- Theatrical release poster
- Swedish: Anita – ur en tonårsflickas dagbok
- Directed by: Torgny Wickman
- Written by: Torgny Wickman
- Produced by: Inge Ivarson; Ove Wallius;
- Starring: Christina Lindberg; Stellan Skarsgård; Per Mattsson; Ewert Granholm; Arne Ragneborn;
- Cinematography: Hans Dittmer
- Edited by: Lasse Lundberg
- Music by: Lennart Fors; Torgny Wickman;
- Production companies: Swedish Film Production; Alpha France;
- Distributed by: Pallas Film (Sweden)
- Release dates: 25 December 1973 (Sweden); 27 March 1974 (France);
- Running time: 95 minutes
- Countries: Sweden; France;
- Language: Swedish

= Anita: Swedish Nymphet =

1973 film by Torgny Wickman

Anita: Swedish Nymphet (Anita – ur en tonårsflickas dagbok; Les Impures) is a 1973 erotic drama film written and directed by Torgny Wickman, starring Christina Lindberg, Stellan Skarsgård, Per Mattsson, Ewert Granholm and Arne Ragneborn.

==Plot==
This erotic tale centers on the alluring Anita, whose search for love leads to an empty life of nymphomania. Anita's self-destructive path takes a new turn when she meets college student Erik, who tries to help her overcome her addiction.
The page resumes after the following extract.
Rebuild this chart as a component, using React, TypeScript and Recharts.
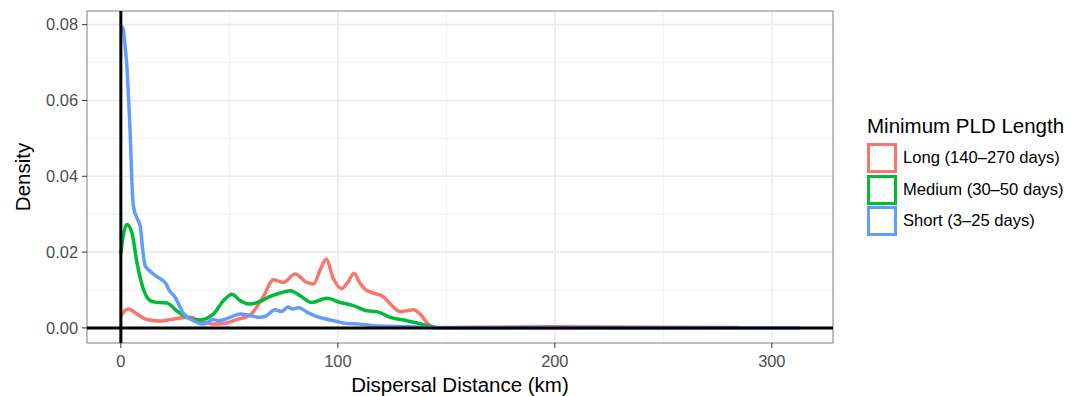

Erik plays the role of counselor as Anita slowly reveals her troubled past, but will his prescription of ultimate ecstasy really cure her?

==Cast==
- Christina Lindberg as Anita
- Stellan Skarsgård as Erik
- Danièle Vlaminck as Anita's mother
- Michel David as Anita's father
- Per Mattsson as artist
- Ewert Granholm as the glasser
- Arne Ragneborn as man at library
- Jörgen Barwe as Lundbaeck
- Ericka Wickman as Anita's twin sister (daughter of director Torgny Wickman)
- Berit Agedahl as Lesbian social worker
- Jan-Olof Rydqvist as school teacher
- Thore Segelström as school teacher
- Lasse Lundberg as man at railway station

==Production==
The film was made in Stockholm, Katrineholm and the church in Vadsbro with its two towers.

==Reception==
A retrospective review from Scoopy.com declared: "Because of its serious treatment of nymphomania as a disease, Anita is not at all erotic".

==Distribution==
Because of its explicit nature, the film was banned in Norway and New Zealand.